December 17, 2007

Omnibus Follies

As I have written before, omnibus spending bills give Congress a lot of power to create mischief and hide corruption. These appropriations roll up all spending authorizations into a single spending bill, creating fragile alliances that these days rely more on pork than real consensus on priorities. This approach makes it difficult for the White House to use its veto without shutting down vital portions of the federal government, a type of extortion that usually means that Congress has hidden its own selfish interests in this poison pill.

According to Senator Jim DeMint, today's omnibus bill is exactly like your father's:

• Earmarks: Instead of reducing the number of pork projects in the federal budget, the bill drives the number of earmarks up from last year.
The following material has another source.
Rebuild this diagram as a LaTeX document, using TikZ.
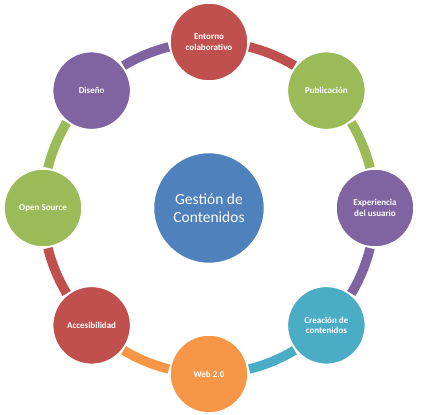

The bill contains over 8,000 earmarks, bringing the total for 2008 up to over 10,000 earmarks compared to just 2,658 in 2007.

• Spending Gimmicks: Instead of cutting wasteful spending out of the bill to bring its cost down to the President’s level, the bill uses budget tricks and gimmicks to hide at least $14 billion in extra domestic spending.

• Policy Riders: Instead of limiting the package to spending needed to fund government operations, the bill includes unrelated policy items. Many of these riders are backed by special interests, such as organized labor, and could not win passage on their own.

Ten thousand earmarks? Recall that the Democrats promised earmark reform in their 2006 election campaign. Did they intend "reform" to mean that earmarks would quadruple in a year?

As far as the special-interest riders, that's exactly what omnibus spending brings. Its process lends itself to undisciplined spending, because few who gain their own pork will stop to fight against bad spending in other areas of the bill. Because of the scope of the omnibus legislation, it becomes difficult to veto it without being cast as the villain who wrecked consensus on spending .... even when that consensus consists of a conspiracy of the greased.

This bill deserves several vetoes. Bush may decide to use just the one -- and if he does, those who want fiscal discipline and clean government will need to rise in his defense when it comes. If it comes.

UPDATE: The Heritage Foundation is all over this at their new Omnibusting site.